Evaluates multi-turn task completion, instruction adherence, user-questioning, blocked states, refusal boundaries, transcript quality, and final answer usefulness.

Tool actions

Evaluates tool selection, tool argument correctness, side effects, retries, idempotency, and recovery from tool failure.

Memory and state

Evaluates durable state changes, memory writes, compaction behavior, state diffs, and stale-memory avoidance.

Provider routing

Evaluates model/provider selection, fallback, retry policy, latency/cost capture, and degraded-mode behavior.

UI proof

Evaluates streaming, action visibility, loading/error/blocked states, receipt access, and absence of fake success or raw debug leakage.

RAG

Optional profile.

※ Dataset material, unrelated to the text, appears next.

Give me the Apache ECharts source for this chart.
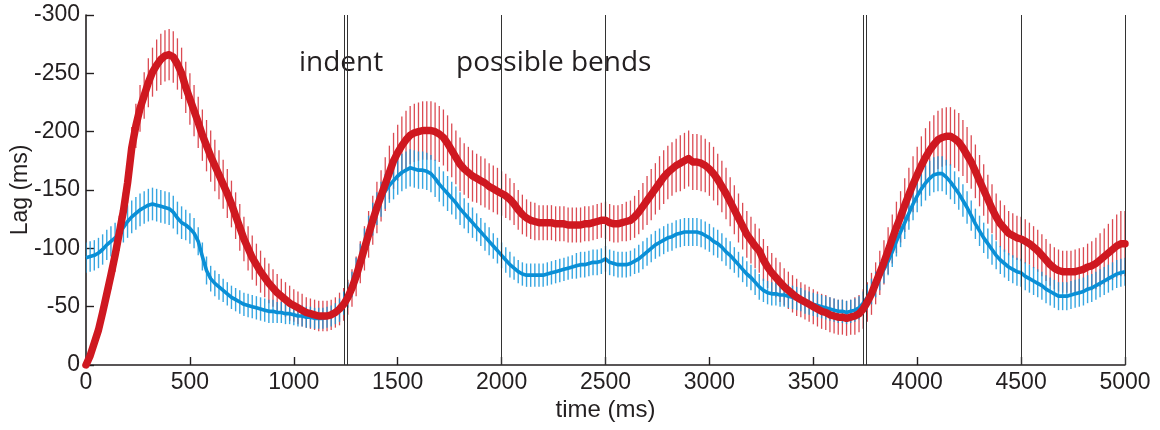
<!DOCTYPE html>
<html>
<head>
<meta charset="utf-8">
<script src="https://cdn.jsdelivr.net/npm/echarts/dist/echarts.min.js"></script>
<style>
html,body{margin:0;padding:0;background:#fff;}
#chart{width:1160px;height:430px;}
</style>
</head>
<body>
<div id="chart"></div>
<script>
// sample step of the recording (ms)
const stepMs = 20;

// red (thick) series: mean lag, ms, one value every 20 ms from 0 to 5000
const redLag = [
  0,-8,-19,-30,-45,-61,-77,-94,-113,-132,
  -156,-186,-205,-220,-231,-242,-251,-257,-262,-265,
  -266,-264,-258,-250,-238,-228,-218,-208,-197,-188,
  -179,-171,-163,-155,-147,-138,-128,-118,-108,-100,
  -92,-86,-80,-75,-70,-66,-62,-59,-56,-53,
  -51,-49,-47,-45,-44,-43,-42,-42,-42,-43,
  -45,-48,-52,-58,-66,-76,-88,-100,-112,-124,
  -135,-145,-155,-165,-175,-182,-188,-193,-197,-199,
  -200,-201,-201,-201,-200,-198,-195,-190,-184,-178,
  -172,-168,-165,-162,-160,-158,-156,-153,-151,-149,
  -147,-145,-142,-138,-133,-129,-126,-124,-123,-122,
  -122,-122,-122,-121,-121,-121,-120,-120,-120,-120,
  -121,-121,-122,-123,-124,-124,-122,-121,-121,-122,
  -123,-124,-127,-131,-136,-141,-146,-151,-156,-161,
  -165,-168,-171,-173,-175,-177,-174,-174,-173,-171,
  -168,-164,-159,-153,-147,-140,-133,-126,-119,-112,
  -107,-102,-98,-90,-84,-79,-75,-71,-67,-64,
  -61,-58,-56,-54,-52,-50,-48,-46,-45,-43,
  -42,-41,-41,-40,-41,-42,-44,-48,-54,-61,
  -70,-79,-88,-98,-108,-118,-127,-137,-146,-155,
  -163,-171,-178,-184,-189,-193,-195,-196,-196,-194,
  -191,-186,-180,-174,-166,-158,-150,-142,-134,-127,
  -121,-117,-113,-111,-109,-108,-106,-104,-101,-98,
  -94,-90,-86,-83,-81,-80,-80,-80,-80,-81,
  -82,-84,-85,-87,-90,-93,-96,-99,-102,-104,
  -104
];

// red error bar half-lengths (ms)
const redErr = [
  0,2,4,6,8,10,12,14,15,16,
  17,18,19,20,20,21,21,22,22,22,
  22,22,22,22,22,22,22,22,22,22,
  22,22,21,21,21,20,20,20,19,19,
  19,18,18,17,17,16,16,15,15,15,
  14,14,14,13,13,13,13,13,13,13,
  13,14,14,15,16,17,18,19,20,21,
  22,22,23,23,24,24,25,25,25,25,
  25,25,25,25,25,24,24,24,23,23,
  23,22,22,22,21,21,21,20,20,20,
  19,19,18,18,17,17,16,16,16,15,
  15,15,15,15,15,15,15,15,15,15,
  15,15,15,15,15,16,16,16,16,16,
  17,17,18,19,20,21,22,22,23,23,
  23,23,23,24,24,24,24,24,24,23,
  23,23,22,22,22,21,21,21,20,20,
  20,19,19,18,18,17,17,17,16,16,
  16,16,15,15,15,15,15,15,15,15,
  15,15,15,15,15,16,16,17,17,18,
  18,19,19,20,21,22,22,23,23,24,
  24,25,25,25,25,25,25,25,25,25,
  25,24,24,23,23,22,22,21,21,20,
  20,20,19,19,19,19,19,18,18,18,
  18,18,18,18,18,18,18,18,19,19,
  19,20,21,22,23,24,25,26,27,28,
  28
];

// blue (thin) series: mean lag, ms, one value every 20 ms from 0 to 5000
const blueLag = [
  -92,-93,-94,-96,-99,-103,-106,-109,-113,-118,
  -123,-127,-130,-133,-135,-137,-138,-137,-136,-135,
  -134,-131,-126,-122,-120,-117,-113,-106,-93,-81,
  -74,-70,-67,-64,-61,-58,-56,-54,-52,-51,
  -50,-49,-48,-47,-46,-46,-45,-45,-44,-44,
  -43,-42,-42,-41,-41,-40,-40,-40,-41,-42,
  -44,-47,-53,-60,-69,-80,-92,-104,-115,-125,
  -134,-142,-149,-154,-158,-162,-165,-167,-169,-168,
  -167,-167,-166,-164,-160,-155,-151,-147,-143,-139,
  -134,-130,-126,-122,-118,-114,-110,-106,-102,-98,
  -94,-90,-86,-83,-80,-78,-77,-77,-77,-77,
  -77,-78,-79,-80,-81,-82,-83,-84,-85,-86,
  -86,-87,-88,-88,-89,-91,-88,-87,-86,-86,
  -86,-87,-89,-91,-94,-97,-100,-103,-105,-107,
  -109,-110,-112,-113,-114,-114,-114,-114,-113,-111,
  -109,-106,-104,-101,-97,-94,-90,-86,-82,-78,
  -75,-71,-67,-64,-62,-61,-61,-60,-60,-59,
  -58,-57,-56,-54,-53,-52,-51,-50,-49,-48,
  -47,-46,-46,-45,-46,-47,-49,-53,-58,-63,
  -69,-76,-82,-89,-97,-106,-114,-122,-130,-138,
  -145,-151,-156,-160,-163,-164,-164,-161,-157,-152,
  -147,-141,-135,-128,-121,-115,-109,-104,-99,-94,
  -90,-87,-84,-82,-80,-79,-76,-74,-72,-70,
  -68,-65,-63,-61,-59,-59,-59,-60,-61,-62,
  -63,-65,-66,-68,-70,-72,-74,-76,-78,-79,
  -80
];

// blue error bar half-lengths (ms)
const blueErr = [
  13,13,13,13,13,13,13,13,13,13,
  14,14,14,14,14,14,14,14,14,14,
  14,14,14,14,13,13,13,12,12,12,
  11,11,11,10,10,10,10,10,10,10,
  10,10,10,10,10,10,9,9,9,9,
  9,9,9,9,9,9,9,9,9,9,
  9,10,10,11,11,12,12,13,13,14,
  14,15,15,15,16,16,16,16,16,16,
  16,16,16,16,16,15,15,15,14,14,
  14,13,13,13,12,12,12,12,11,11,
  11,11,11,10,10,10,10,10,10,10,
  10,10,10,10,10,10,10,10,11,11,
  11,11,11,11,11,11,11,11,11,11,
  11,11,11,12,12,12,12,12,12,12,
  12,12,12,12,12,12,12,12,12,12,
  12,12,12,12,12,12,11,11,11,11,
  11,11,11,10,10,10,10,10,10,10,
  10,10,10,10,10,10,10,10,10,10,
  10,10,10,10,10,10,10,10,11,11,
  11,12,12,12,13,13,13,14,14,14,
  14,15,15,15,15,15,15,15,15,14,
  14,14,14,13,13,13,13,13,13,12,
  12,12,12,12,12,12,12,12,12,12,
  12,12,12,12,12,12,12,12,12,12,
  12,12,12,12,12,12,12,12,12,12,
  12
];

// vertical event markers (ms)
const markerTimes = [1242, 1258, 2000, 2500, 3742, 3756, 4500, 5000];

// axis ticks
const xTicks = { min: 0, max: 5000, interval: 500 };
const yTicks = { min: -300, max: 0, interval: 50 };

// annotations
const annotations = ["indent", "possible bends"];

const times = redLag.map((_, i) => i * stepMs);
const redLine = times.map((t, i) => [t, redLag[i]]);
const blueLine = times.map((t, i) => [t, blueLag[i]]);
const redBars = times.map((t, i) => [t, redLag[i], redErr[i]]);
const blueBars = times.map((t, i) => [t, blueLag[i], blueErr[i]]);

function errRender(color, width) {
  return function (params, api) {
    const t = api.value(0), v = api.value(1), e = api.value(2);
    const a = api.coord([t, v - e]);
    const b = api.coord([t, v + e]);
    return {
      type: 'line',
      shape: { x1: a[0], y1: a[1], x2: b[0], y2: b[1] },
      style: { stroke: color, lineWidth: width }
    };
  };
}

const axisFont = "'Liberation Sans',Arial,sans-serif";
const ink = '#231f20';

const chart = echarts.init(document.getElementById('chart'), null, { renderer: 'canvas' });
chart.setOption({
  animation: false,
  backgroundColor: '#ffffff',
  grid: { left: 86, right: 35, top: 15, bottom: 65, containLabel: false, outerBoundsMode: 'none' },
  xAxis: {
    type: 'value',
    min: xTicks.min, max: xTicks.max, interval: xTicks.interval,
    name: 'time (ms)', nameLocation: 'middle', nameGap: 33, nameMoveOverlap: false,
    nameTextStyle: { fontFamily: axisFont, fontSize: 24, color: ink },
    axisLine: { show: true, onZero: false, lineStyle: { color: ink, width: 1.6 } },
    axisTick: { show: true, inside: true, length: 8, lineStyle: { color: ink, width: 1.4 } },
    axisLabel: { fontFamily: axisFont, fontSize: 23, color: ink, margin: 6, formatter: v => String(v) },
    splitLine: { show: false }
  },
  yAxis: {
    type: 'value', inverse: true,
    min: yTicks.min, max: yTicks.max, interval: yTicks.interval,
    name: 'Lag (ms)', nameLocation: 'middle', nameGap: 54, nameRotate: 90, nameMoveOverlap: false,
    nameTextStyle: { fontFamily: axisFont, fontSize: 23, color: ink },
    axisLine: { show: true, onZero: false, lineStyle: { color: ink, width: 1.6 } },
    axisTick: { show: true, inside: true, length: 8, lineStyle: { color: ink, width: 1.4 } },
    axisLabel: { fontFamily: axisFont, fontSize: 23, color: ink, margin: 6, formatter: v => String(v) },
    splitLine: { show: false }
  },
  graphic: [
    { type: 'text', left: 299, top: 49, style: { text: annotations[0], font: "28px 'Open Sans', sans-serif", fill: ink } },
    { type: 'text', left: 456, top: 49, style: { text: annotations[1], font: "28px 'Open Sans', sans-serif", fill: ink } }
  ],
  series: [
    {
      type: 'custom', name: 'redErr', data: redBars, clip: true,
      encode: { x: 0, y: 1 },
      renderItem: errRender('rgba(210,30,40,0.8)', 1.3), z: 2
    },
    {
      type: 'custom', name: 'blueErr', data: blueBars, clip: true,
      encode: { x: 0, y: 1 },
      renderItem: errRender('rgba(20,150,220,0.85)', 1.4), z: 3
    },
    {
      type: 'line', name: 'blue', data: blueLine, showSymbol: false, symbol: 'none',
      lineStyle: { color: '#0a8fd6', width: 3.6, join: 'round' }, z: 4,
      markLine: {
        silent: true, symbol: ['none', 'none'],
        label: { show: false },
        lineStyle: { color: '#333333', width: 1, type: 'solid' },
        data: markerTimes.map(t => ({ xAxis: t }))
      }
    },
    {
      type: 'line', name: 'red', data: redLine, showSymbol: false, symbol: 'none',
      lineStyle: { color: '#cf1820', width: 7.5, join: 'round', cap: 'round' }, z: 5
    }
  ]
});
</script>
</body>
</html>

Evaluates retrieval allow/deny behavior, context precision, context recall, groundedness, answer relevance, citation coverage, unsupported claim rate, stale/deleted content exclusion, and weak-evidence uncertainty.

Non-negotiables

  • No pass from final text alone.
  • No tool/action pass without expected side-effect proof.
  • No RAG pass without retrieved context, citations, and deny-path proof.
  • No UI pass from prose description alone.
  • No model-judge-only pass for security, billing, legal, destructive, or permission-sensitive behavior.
  • No benchmark claim without pinned scenario/dataset version.
  • No production claim without a regression command and .buildprint/agentic-chat-eval-receipt.md.

Where to start

Start with BUILDPRINT.md. The README is the human overview; the Buildprint files are the executable contract.

See examples/core-chat-scenario.yaml for a minimal scenario shape and examples/eval-receipt.md for the expected receipt structure.